I must here confess a prejudice and state that for me, the idea Monteverdi tenor is someone like Nigel Rogers who sings with an edge to his voice, not too much vibrato and wonderful line and crystal clear ornaments. The issue of line and of ornaments bothers me.

On a couple of recent recordings of Monteverdi and of Cavalli I was impressed by the way singers who specialise mainly in 19th century Italian opera, fitted their voices to the 17th century vocal line. But I was disturbed by the use of vibrato, the singing of the high tenor line in a very open throated tone, the concentration on beauty of vocal sound rather than a good line and a distinctly 19th century attitude to the shape of ornaments. On one recording, the tenor was impressive but consistently too loud, probably because of the tessitura of the part.

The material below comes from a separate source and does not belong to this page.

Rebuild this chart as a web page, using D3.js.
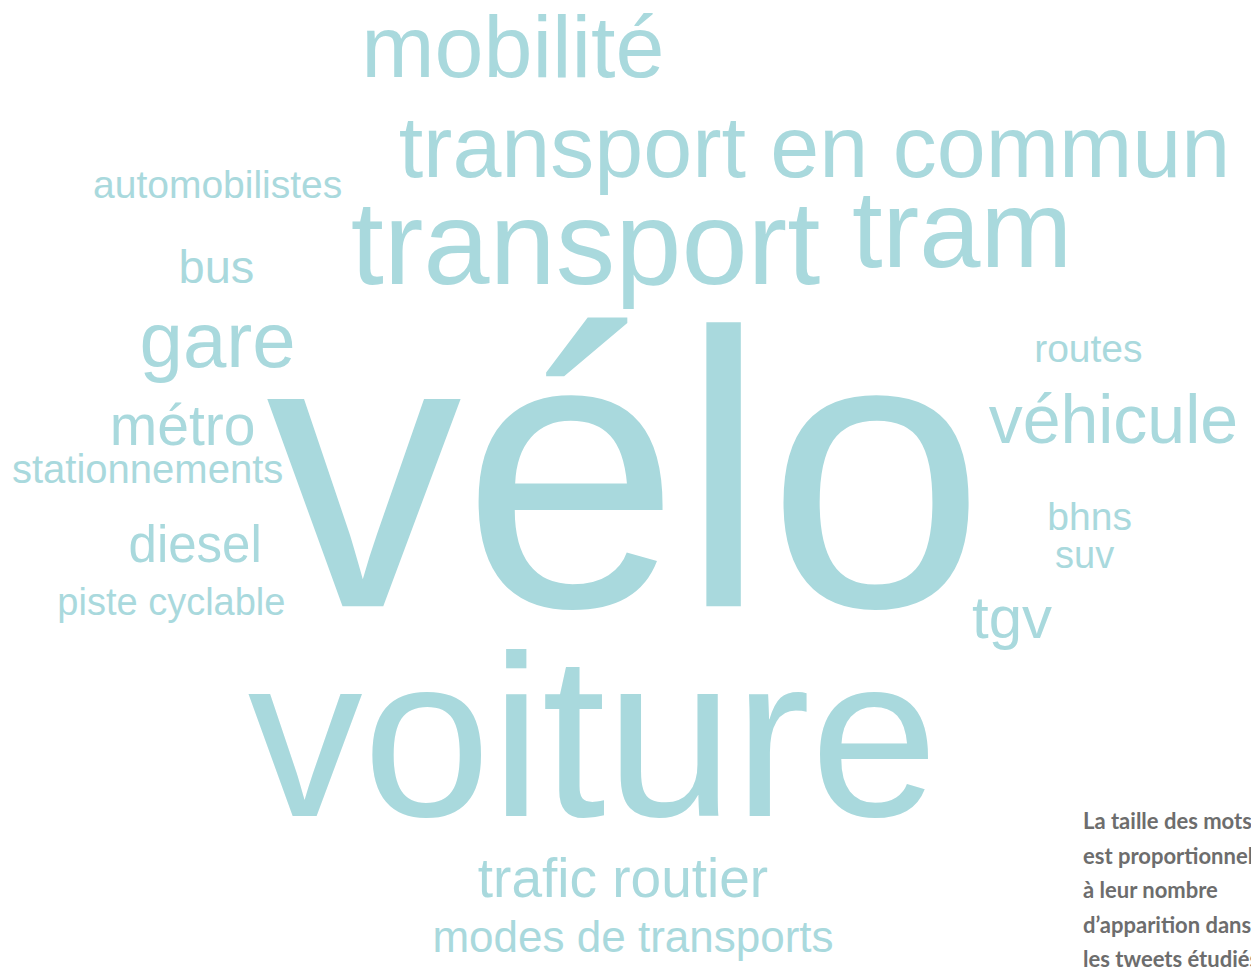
<!DOCTYPE html>
<html lang="fr">
<head>
<meta charset="utf-8">
<script src="https://cdn.jsdelivr.net/npm/d3@7"></script>
<style>
  html, body { margin: 0; padding: 0; background: #ffffff; overflow: hidden; }
  svg { display: block; }
</style>
</head>
<body>
<div id="chart"></div>
<script>
// ---- Data ----
const words = ["vélo", "voiture", "transport", "tram", "transport en commun", "mobilité",
  "gare", "véhicule", "tgv", "métro", "trafic routier", "diesel", "bus",
  "modes de transports", "stationnements", "automobilistes", "routes", "bhns",
  "piste cyclable", "suv"];
const counts = [98, 57.5, 29.75, 27.5, 22, 22, 19.5, 17, 15, 14.25, 13.75, 12.75, 11.75,
  11, 10, 9.75, 9.75, 9.75, 9.5, 9.5];
// word-cloud placement (fraction of the layout area: centre x, baseline y)
const layoutX = [0.500, 0.474, 0.468, 0.769, 0.651, 0.410, 0.174, 0.890, 0.809, 0.146,
  0.498, 0.156, 0.173, 0.506, 0.118, 0.174, 0.870, 0.871, 0.137, 0.867];
const layoutY = [0.623, 0.839, 0.292, 0.274, 0.182, 0.079, 0.377, 0.455, 0.656, 0.457,
  0.922, 0.578, 0.291, 0.978, 0.496, 0.203, 0.372, 0.545, 0.632, 0.584];
const captionLines = ["La taille des mots", "est proportionnelle", "à leur nombre",
  "d’apparition dans", "les tweets étudiés"];

// ---- Chart ----
const W = 1251, H = 973;
const svg = d3.select("#chart").append("svg").attr("width", W).attr("height", H);
svg.append("rect").attr("width", W).attr("height", H).attr("fill", "#ffffff");

const x = d3.scaleLinear().domain([0, 1]).range([0, W]);
const y = d3.scaleLinear().domain([0, 1]).range([0, H]);
const size = d3.scaleLinear().domain([0, 100]).range([0, 400]);

const data = words.map((w, i) => ({ word: w, count: counts[i], fx: layoutX[i], fy: layoutY[i] }));

svg.append("g").selectAll("text")
  .data(data)
  .join("text")
  .attr("x", d => x(d.fx))
  .attr("y", d => y(d.fy))
  .attr("text-anchor", "middle")
  .attr("font-family", "'Liberation Sans', Arial, Helvetica, sans-serif")
  .attr("font-size", d => size(d.count))
  .attr("fill", "#a9d9dd")
  .text(d => d.word);

const cap = svg.append("g").attr("transform", "translate(1083,829)");
cap.selectAll("text")
  .data(captionLines)
  .join("text")
  .attr("x", 0)
  .attr("y", (d, i) => i * 34.5)
  .attr("font-family", "Lato, 'Open Sans', sans-serif")
  .attr("font-weight", "bold")
  .attr("font-size", 22)
  .attr("fill", "#6d6d6d")
  .text(d => d);
</script>
</body>
</html>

Half of me gets annoyed by these compromises. But the other half appreciates being able to hear this music sung by some of the best voices of our generation. And there’s the nub. Monteverdi, Cavalli, Handel, Vivaldi et al wrote for some of the finest voices of their generation. Their music needs style, technique and fine vocal quality. To hear the finest voices of today in this repertoire would be quite something and is desirable, even if we have to impose compromises.

For some voices, the stylistic gap is too wide; I’m not sure that Pavarotti would have ever have been quite suitable for Bajazet in Tamerlano. But Tom Randle has made quite a career flitting between later opera and Handel’s meaty tenor part. When I heard him there was a stylistic gap between him and his fellow singers, but it was not too disturbing and worth it for hearing such a fine voice in this music.

And there’s the rub. Vocal technique has moved on so much that it is almost impossible for a singer to cross boundaries without some sort of compromise. But it’s worth it to hear great voices in great music.